Выбор актёров, работа с актёрами, наверное, оказались первыми слагаемыми успеха. Если бы не было Ю. Никулина — Лопатина, Л. Гурченко — Нины Николаевны, В. Петренко — лётчика, Л. Ахеджаковой — соседки, Е. Васильевой — вдовы и всех остальных, всё могло сложиться иначе. А теперь сложилось — так.
Лопатин входит в фильм умным, живым человеком, в котором нет ничего от наблюдателя жизни, комментатора её, поставленного чуточку в другие условия, чем прочие (как это случилось, скажем, в театральной постановке). Нет. Такт и мера — слова, во всей своей полноте уместные тут.
Кажется, всего того, о чём уже рассказано, уже хватило бы на картину — так самоценны эпизоды. Но в фильме есть нечто поверх эпизодов. Любовь. Такая, какой бывала она тогда. Это фильм о любви на войне.

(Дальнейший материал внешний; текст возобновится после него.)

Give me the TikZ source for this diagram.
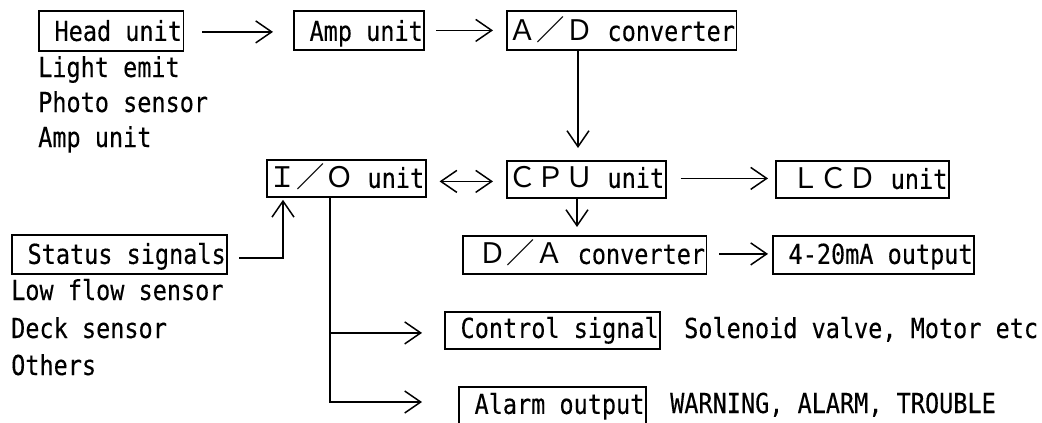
\documentclass[tikz,border=0pt]{standalone}
\usepackage{fontspec}
\setmainfont{DejaVu Sans Mono}[FakeStretch=0.855,FakeBold=0.25]
\newfontfamily\jpfont{Noto Sans CJK JP}[Scale=1.03]
\newcommand\fw[1]{{\jpfont #1}}
\usetikzlibrary{arrows.meta}
\begin{document}
\begin{tikzpicture}[x=1pt,y=-1pt,
  every node/.style={font=\fontsize{27.5}{30}\selectfont, inner sep=0pt},
  box/.style 2 args={draw, line width=1.8pt, inner xsep=1.5pt, inner ysep=0pt,
    anchor=north west, text height=#1pt, text depth=#2pt},
  lbl/.style={anchor=base west},
  arr/.style={line width=1.5pt, -{Straight Barb[length=16pt,width=22pt]}},
  darr/.style={line width=1.5pt, {Straight Barb[length=16pt,width=22pt]}-{Straight Barb[length=16pt,width=22pt]}}
]
\useasboundingbox (0,0) rectangle (1042,423);

% boxes
\node[box={30}{10}] (head) at (38,10) {~Head unit~};
\node[box={30}{9}] (amp) at (293,10) {~Amp unit};
\node[box={30}{9}] (ad) at (506,10) {\fw{Ａ／Ｄ}~converter};
\node[box={28}{9}] (io) at (266,159) {\fw{Ｉ／Ｏ}~unit};
\node[box={27}{10}] (cpu) at (506,160) {\fw{ＣＰＵ}~unit};
\node[box={28}{9}] (lcd) at (775,160) {~\fw{ＬＣＤ}~unit~};
\node[box={28}{10}] (da) at (462,235) {~\fw{Ｄ／Ａ}~converter};
\node[box={28}{10}] (ma) at (772,235) {~4-20mA output};
\node[box={29}{10}] (status) at (11,234) {~Status signals};
\node[box={26}{11}] (ctrl) at (444,311) {~Control signal};
\node[box={27}{13}] (alarm) at (458,386) {~Alarm output};

% plain labels
\node[lbl] (l1) at (38,77) {Light emit};
\node[lbl] (l2) at (38,112) {Photo sensor};
\node[lbl] (l3) at (38,147) {Amp unit};
\node[lbl] (s1) at (11,300) {Low flow sensor};
\node[lbl] (s2) at (11,338) {Deck sensor};
\node[lbl] (s3) at (11,375) {Others};
\node[lbl] (c1) at (684,338) {Solenoid valve, Motor etc};
\node[lbl] (a1) at (670,413) {WARNING, ALARM, TROUBLE};

% connectors
\draw[arr, shorten <=18pt, shorten >=20pt] ([yshift=-1pt]head.east) -- ([yshift=-1pt]head.east -| amp.west);
\draw[arr, shorten <=11pt, shorten >=13pt] (amp.east) -- (amp.east -| ad.west);
\draw[arr, shorten >=12pt] (ad.south -| 578,0) -- (cpu.north -| 578,0);
\draw[darr, shorten <=13pt, shorten >=13pt] ([yshift=-3pt]io.east) -- ([yshift=-3pt]io.east -| cpu.west);
\draw[arr, shorten <=14pt, shorten >=7pt] ([yshift=1pt]cpu.east) -- ([yshift=1pt]cpu.east -| lcd.west);
\draw[arr, shorten >=8pt] (cpu.south -| 577,0) -- (da.north -| 577,0);
\draw[arr, shorten <=12pt, shorten >=4pt] ([yshift=1pt]da.east) -- ([yshift=1pt]da.east -| ma.west);
\draw[arr, shorten <=11pt, shorten >=2pt] ([yshift=-3.5pt]status.east) -| (io.south -| 283,0);
\draw[arr, shorten >=22pt] (io.south -| 330,0) |- ([yshift=-2.5pt]ctrl.west);
\draw[arr, shorten >=36pt] (io.south -| 330,0) |- ([yshift=-16pt]alarm.north west);
\end{tikzpicture}
\end{document}
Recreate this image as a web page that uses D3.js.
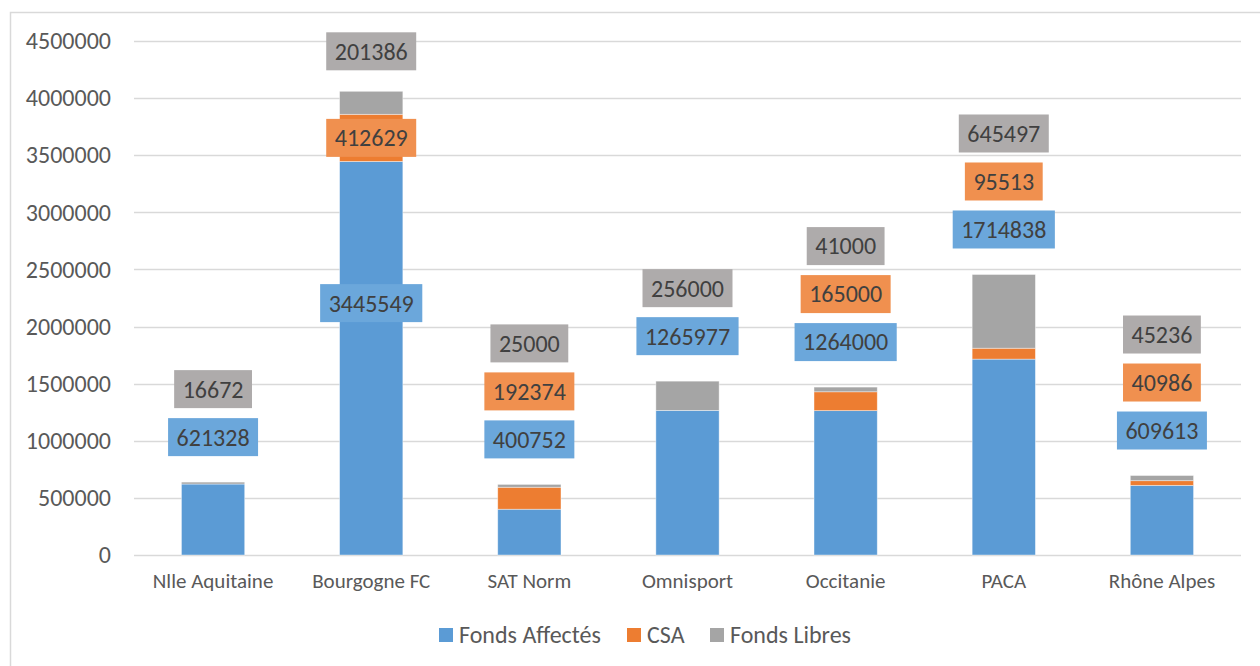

И рассказ лётчика об измене жены, и маленькая женщина с часами, и вдова, которой Лопатин привозит чемодан её мужа, последнее, что осталось, больше уже ничего не будет, и отношения самого Лопатина с ушедшей от него женой, и отношения его с Ниной Николаевной, та единственная ночь, которая у них была, — всё существует не само по себе, всё составляет исследование любви на войне. Фильм не предлагает оценок: вот это хорошо, а это нехорошо, это правильно, а это, извините, нет. Он — честно и точно — предлагает едва ли не все оттенки, все градации чувств той поры.
Кучкина О. Знакомо до сердечной боли // Комсомольская правда. 1976. 16 июля.